Keith Lloyd lived in West Silvertown for 24 years and has written two short stories about the 1917 Silvertown explosion in which he recalls the memories of his mother and his grandfather.

In the first story, Weapons of Mass Destruction he said: “Ivy, then four, was at home on Cranbrook Road with her mother (Agnes Orley) when they heard the first explosion). They ran to hide under the stairs. Ivy recalled the ‘walls coming down like jelly’ as the explosion hit their house as she watched through the gap in the doorway.

“The house was destroyed to rubble and they could not get out. They were found by the eldest son Bob, who had been sent out to get some bread… He ran home to find the house in rubble and his mum and sister shouting for help.

Astonishingly, as soon as she saw her son, Agnes asked, “where’s the bread?”

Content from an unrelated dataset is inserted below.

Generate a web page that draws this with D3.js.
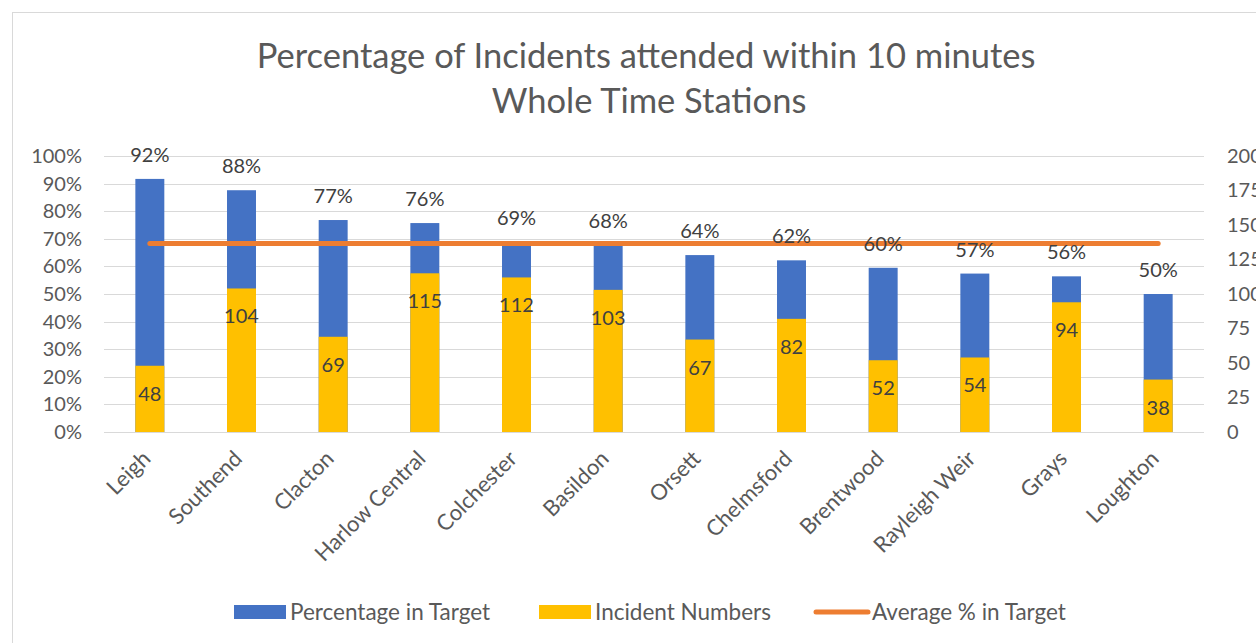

As a consequence of the damage to the house, the family had to find somewhere to live and had no alternative but to split up. Keith’s mum went with her mum to live with an auntie and the other children went to another distant family member.

Keith’s father and grandfather also had memories about the explosion.

In Keith’s second short story, The First Tea Party, his said that his grandfather Ernest Lloyd senior, 35 at the time, was ‘blown down the street’ by the explosion.

“His son, my father, referred to at the time as Young Ernie, was six when he was injured by the blast. He was waiting to go inside for his first tea party given by the scouts in the Methodist Church Hall in North Woolwich Road.”

He had seen ‘posher kids’ going into the party and thought he would feel out of place and was in two minds waiting to go in, when a voice said that Sister Vera was calling him.

Then he said… “Suddenly it happened. A huge pink semi-circle cloud appeared in the sky, bigger then any of the surrounding buildings and as I watched the top of the semi-circle opened up to send red, yellow and black smoke belching upwards.

“I remember thinking ‘the sun must have fallen out of the sky.’ I turned to run but there was an enormous explosion and I felt myself being lifted as if by a giant hand and propelled forward (I thought) at terrific speed. My ears were full of rushing wind.

“Then, as suddenly as it started, it stopped and I felt my body drop and hit the roadway very hard. I lay still for a while. Then, lifting my head a little, I could see people being blown about like blackened cardboard.

Three women who had been walking towards where I was lying were suddenly mown down. One leaned against the shutters of the butcher’s shop holding her left elbow in her right hand and looking down at where her hand should have been. The second was sitting on the foot path and the third was lying in the gutter. I saw a man lifted off his feet by the blast and thrown, with a tremendous force into a doorway.

“I remained still for some time but then I heard something. I turned over and saw a headless woman. Then I thought ‘that may be my Mum’ and this was the moment I became panic-stricken. I got up and ran about madly. It seemed I had been running about for hours, when I heard someone calling urgently, “Jessie, Jessie, here he is”. Jessie (my Mum) was being called by my aunt Gladys, who just could not hide the elation in her voice.

“He’s all right Jess not hurt”. Then I saw my Mum coming towards me carrying my younger brother John aged two.

“She said, “I’ve been to the Chapel and they told me you had not been there. I told your father you must be still in your bedroom changing your boots”. When my Dad went back to the house he found the bedroom had been devastated.They were taken to a church to be treated for their injuries.

They were taken to a church to be treated for their injuries.

After watching the funeral processions for the firemen, policemen, soldiers and civilians killed in the explosion, the children were to be prepared to move on Tuesday to a big house in Swanley, Kent. This was to be their home for the next eight months.

“After being away for eight months we all enjoyed the journey back to Silvertown sitting up front on the brake eating the apples and we had been given. When we pulled into Westwood Road we were all singing our heads off. There was a crowd of people waiting for us outside St. Barnabas Church. But when I got there, I was disappointed- all the guns were gone as was (part of) the flour mills owned by Joseph Rank. They had all been blown to pieces.

“In September we were told that a number of children were being sent to the countryside to get some fresh air. I didn’t want to go. I wanted to stay at home. But I had no choice and Wally and I, together with Archie and Wally Cole, were soon on our way to Wokingham to be billeted with Mr and Mrs Challis.

“We were away for almost a year. It must have been August 1918 when we returned home because I recall having been back at school for just two weeks when I was sent into the big boys section and then marched into the playground to listen to all the factory sirens and ships hooters blasting away, signalling the end of The First World War.”